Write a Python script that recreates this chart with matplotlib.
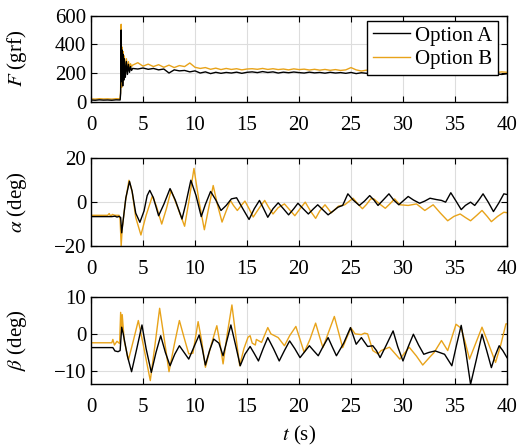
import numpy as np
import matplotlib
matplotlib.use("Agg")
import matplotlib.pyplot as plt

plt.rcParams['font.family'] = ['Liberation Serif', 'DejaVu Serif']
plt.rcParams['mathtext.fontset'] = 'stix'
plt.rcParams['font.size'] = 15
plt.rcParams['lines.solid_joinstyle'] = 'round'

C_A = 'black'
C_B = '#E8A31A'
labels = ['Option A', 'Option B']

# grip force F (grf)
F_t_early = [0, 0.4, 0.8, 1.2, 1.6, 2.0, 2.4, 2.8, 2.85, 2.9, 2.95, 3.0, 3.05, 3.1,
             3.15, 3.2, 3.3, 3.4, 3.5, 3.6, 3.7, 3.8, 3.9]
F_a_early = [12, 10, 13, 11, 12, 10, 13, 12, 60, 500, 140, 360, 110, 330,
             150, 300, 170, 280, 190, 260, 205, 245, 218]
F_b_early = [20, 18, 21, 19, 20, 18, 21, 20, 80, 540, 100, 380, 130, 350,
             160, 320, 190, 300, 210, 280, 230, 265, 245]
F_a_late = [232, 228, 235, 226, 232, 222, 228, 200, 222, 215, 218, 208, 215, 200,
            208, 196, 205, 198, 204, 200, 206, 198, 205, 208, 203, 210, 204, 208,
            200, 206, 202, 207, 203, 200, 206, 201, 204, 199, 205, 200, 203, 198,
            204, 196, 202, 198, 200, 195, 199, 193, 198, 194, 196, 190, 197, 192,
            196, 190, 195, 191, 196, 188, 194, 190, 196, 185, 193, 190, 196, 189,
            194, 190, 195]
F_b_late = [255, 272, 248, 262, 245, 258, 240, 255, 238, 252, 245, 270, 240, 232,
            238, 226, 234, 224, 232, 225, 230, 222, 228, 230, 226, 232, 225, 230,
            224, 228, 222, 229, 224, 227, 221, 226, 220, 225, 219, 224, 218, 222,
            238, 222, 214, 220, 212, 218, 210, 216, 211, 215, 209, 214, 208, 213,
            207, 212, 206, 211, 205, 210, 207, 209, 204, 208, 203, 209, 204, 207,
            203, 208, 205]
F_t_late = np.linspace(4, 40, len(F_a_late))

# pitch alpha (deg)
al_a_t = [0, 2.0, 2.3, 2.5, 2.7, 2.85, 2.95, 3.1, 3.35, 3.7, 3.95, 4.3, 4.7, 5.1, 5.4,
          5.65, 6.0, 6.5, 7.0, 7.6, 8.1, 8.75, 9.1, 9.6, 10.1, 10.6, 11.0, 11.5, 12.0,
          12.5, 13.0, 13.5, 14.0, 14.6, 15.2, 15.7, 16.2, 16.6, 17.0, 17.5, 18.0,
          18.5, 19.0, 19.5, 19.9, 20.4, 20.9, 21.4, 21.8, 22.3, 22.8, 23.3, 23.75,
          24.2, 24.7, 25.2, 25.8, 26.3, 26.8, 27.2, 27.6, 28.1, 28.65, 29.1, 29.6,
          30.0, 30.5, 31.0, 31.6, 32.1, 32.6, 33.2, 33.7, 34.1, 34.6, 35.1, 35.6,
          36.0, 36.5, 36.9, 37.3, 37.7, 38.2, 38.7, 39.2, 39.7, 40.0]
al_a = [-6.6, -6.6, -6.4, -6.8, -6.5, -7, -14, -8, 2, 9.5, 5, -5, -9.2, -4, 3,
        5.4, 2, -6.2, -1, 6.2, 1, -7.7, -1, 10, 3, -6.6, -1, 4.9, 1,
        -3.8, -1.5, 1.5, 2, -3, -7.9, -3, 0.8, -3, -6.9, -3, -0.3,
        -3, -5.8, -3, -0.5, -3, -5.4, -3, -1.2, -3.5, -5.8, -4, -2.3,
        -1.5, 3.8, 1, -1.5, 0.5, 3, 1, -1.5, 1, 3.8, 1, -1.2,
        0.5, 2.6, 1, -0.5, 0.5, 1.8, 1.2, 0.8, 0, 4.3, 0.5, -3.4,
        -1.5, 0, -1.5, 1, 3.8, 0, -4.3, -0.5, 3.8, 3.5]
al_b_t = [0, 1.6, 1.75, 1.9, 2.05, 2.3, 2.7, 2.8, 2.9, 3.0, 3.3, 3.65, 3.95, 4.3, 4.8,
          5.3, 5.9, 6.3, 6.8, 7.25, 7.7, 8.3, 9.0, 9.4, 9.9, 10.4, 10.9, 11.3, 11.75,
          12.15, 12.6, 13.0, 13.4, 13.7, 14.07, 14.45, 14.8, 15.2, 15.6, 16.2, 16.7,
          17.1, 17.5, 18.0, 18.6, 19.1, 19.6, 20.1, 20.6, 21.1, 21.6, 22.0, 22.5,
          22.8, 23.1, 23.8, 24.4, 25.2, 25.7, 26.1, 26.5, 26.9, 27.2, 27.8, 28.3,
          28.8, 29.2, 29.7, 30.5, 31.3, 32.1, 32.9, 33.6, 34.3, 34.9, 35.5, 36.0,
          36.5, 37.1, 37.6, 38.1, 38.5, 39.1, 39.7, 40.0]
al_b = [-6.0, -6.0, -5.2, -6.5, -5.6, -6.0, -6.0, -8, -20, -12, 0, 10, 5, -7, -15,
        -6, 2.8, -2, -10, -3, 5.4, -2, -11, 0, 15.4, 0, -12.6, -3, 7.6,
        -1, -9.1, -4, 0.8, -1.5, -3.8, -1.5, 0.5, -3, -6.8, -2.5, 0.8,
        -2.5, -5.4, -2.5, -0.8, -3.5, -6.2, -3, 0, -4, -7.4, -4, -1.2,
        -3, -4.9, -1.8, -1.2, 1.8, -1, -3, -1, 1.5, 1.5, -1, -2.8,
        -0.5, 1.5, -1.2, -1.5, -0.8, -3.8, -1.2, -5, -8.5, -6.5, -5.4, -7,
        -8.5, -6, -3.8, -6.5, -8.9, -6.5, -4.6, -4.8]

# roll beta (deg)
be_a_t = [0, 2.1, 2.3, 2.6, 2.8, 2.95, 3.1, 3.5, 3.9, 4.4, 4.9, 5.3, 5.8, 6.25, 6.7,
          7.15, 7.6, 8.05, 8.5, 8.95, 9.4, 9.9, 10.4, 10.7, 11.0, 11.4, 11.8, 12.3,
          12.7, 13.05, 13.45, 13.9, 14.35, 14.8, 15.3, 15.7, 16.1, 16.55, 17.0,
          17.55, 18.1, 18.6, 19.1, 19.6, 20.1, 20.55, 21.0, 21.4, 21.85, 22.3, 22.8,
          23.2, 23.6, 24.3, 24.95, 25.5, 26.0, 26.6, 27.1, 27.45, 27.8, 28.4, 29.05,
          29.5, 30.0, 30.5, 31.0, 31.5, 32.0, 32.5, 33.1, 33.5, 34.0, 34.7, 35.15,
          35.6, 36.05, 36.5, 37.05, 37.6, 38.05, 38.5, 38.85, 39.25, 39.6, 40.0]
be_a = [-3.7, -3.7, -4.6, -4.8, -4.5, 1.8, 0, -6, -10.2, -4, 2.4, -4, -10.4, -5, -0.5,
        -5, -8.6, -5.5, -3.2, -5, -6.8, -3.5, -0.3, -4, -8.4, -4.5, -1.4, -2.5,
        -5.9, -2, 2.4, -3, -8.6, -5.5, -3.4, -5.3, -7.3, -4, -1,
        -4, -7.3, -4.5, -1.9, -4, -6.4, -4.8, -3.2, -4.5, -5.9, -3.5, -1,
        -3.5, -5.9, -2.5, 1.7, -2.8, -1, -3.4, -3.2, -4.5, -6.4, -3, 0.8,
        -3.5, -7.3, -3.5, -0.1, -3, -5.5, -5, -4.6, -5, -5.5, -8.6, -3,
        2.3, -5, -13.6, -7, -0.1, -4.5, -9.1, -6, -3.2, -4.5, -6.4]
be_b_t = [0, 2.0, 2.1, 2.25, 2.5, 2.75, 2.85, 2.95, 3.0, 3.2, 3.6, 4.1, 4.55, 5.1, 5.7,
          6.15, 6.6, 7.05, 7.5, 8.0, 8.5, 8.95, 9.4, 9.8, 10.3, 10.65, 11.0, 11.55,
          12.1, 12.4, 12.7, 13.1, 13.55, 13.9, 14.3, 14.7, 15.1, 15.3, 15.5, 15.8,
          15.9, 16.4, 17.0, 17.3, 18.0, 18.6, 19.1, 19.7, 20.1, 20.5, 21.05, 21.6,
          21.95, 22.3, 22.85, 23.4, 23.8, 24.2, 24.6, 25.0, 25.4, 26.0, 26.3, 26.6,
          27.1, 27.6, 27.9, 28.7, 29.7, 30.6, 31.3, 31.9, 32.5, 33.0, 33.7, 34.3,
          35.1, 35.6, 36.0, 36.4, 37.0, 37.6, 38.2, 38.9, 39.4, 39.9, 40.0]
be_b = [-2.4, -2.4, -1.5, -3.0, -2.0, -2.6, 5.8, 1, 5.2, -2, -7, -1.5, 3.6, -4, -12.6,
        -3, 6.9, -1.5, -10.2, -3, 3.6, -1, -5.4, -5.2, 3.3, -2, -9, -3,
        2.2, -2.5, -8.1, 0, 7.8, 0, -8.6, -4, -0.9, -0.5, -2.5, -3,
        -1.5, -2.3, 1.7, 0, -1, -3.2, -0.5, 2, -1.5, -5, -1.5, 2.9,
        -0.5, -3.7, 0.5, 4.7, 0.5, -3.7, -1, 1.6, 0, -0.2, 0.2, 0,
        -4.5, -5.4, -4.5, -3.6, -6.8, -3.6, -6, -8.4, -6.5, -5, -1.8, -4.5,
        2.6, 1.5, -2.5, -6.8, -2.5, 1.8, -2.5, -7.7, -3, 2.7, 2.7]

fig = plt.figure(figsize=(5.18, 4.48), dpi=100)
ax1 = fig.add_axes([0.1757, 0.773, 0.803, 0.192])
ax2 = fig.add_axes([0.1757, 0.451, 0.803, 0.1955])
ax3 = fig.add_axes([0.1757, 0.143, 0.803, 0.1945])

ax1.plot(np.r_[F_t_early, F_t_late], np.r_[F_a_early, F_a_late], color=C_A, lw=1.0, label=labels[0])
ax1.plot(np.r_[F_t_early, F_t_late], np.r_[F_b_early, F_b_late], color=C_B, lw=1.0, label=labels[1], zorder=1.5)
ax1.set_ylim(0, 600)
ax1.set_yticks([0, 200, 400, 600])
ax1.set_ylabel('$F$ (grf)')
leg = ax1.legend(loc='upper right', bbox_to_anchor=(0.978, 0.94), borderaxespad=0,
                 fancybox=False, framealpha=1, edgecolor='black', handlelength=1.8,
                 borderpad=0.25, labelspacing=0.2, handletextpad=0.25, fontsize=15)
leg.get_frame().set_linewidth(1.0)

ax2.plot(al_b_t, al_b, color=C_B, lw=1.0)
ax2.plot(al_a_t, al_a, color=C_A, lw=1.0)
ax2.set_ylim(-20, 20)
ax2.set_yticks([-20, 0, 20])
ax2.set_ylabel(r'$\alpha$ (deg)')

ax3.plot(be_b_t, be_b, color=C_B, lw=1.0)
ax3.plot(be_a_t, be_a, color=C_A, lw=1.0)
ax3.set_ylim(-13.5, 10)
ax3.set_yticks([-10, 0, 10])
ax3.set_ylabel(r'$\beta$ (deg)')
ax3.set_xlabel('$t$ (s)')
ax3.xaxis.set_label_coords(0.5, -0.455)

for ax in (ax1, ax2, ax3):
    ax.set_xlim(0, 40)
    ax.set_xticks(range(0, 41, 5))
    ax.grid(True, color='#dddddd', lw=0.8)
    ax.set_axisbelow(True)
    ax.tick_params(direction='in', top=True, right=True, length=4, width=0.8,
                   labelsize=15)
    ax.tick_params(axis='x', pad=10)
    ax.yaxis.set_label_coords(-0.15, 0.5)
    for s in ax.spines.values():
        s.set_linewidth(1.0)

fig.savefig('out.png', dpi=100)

────────────────

* Stated goal *
Please repeat exactly the data above from its first line to the line that contains "labels = ['Option A', 'Option B']", inclusive, and leave every picture out.

* Answer to the problem *
Write a Python script that recreates this chart with matplotlib.
import numpy as np
import matplotlib
matplotlib.use("Agg")
import matplotlib.pyplot as plt

plt.rcParams['font.family'] = ['Liberation Serif', 'DejaVu Serif']
plt.rcParams['mathtext.fontset'] = 'stix'
plt.rcParams['font.size'] = 15
plt.rcParams['lines.solid_joinstyle'] = 'round'

C_A = 'black'
C_B = '#E8A31A'
labels = ['Option A', 'Option B']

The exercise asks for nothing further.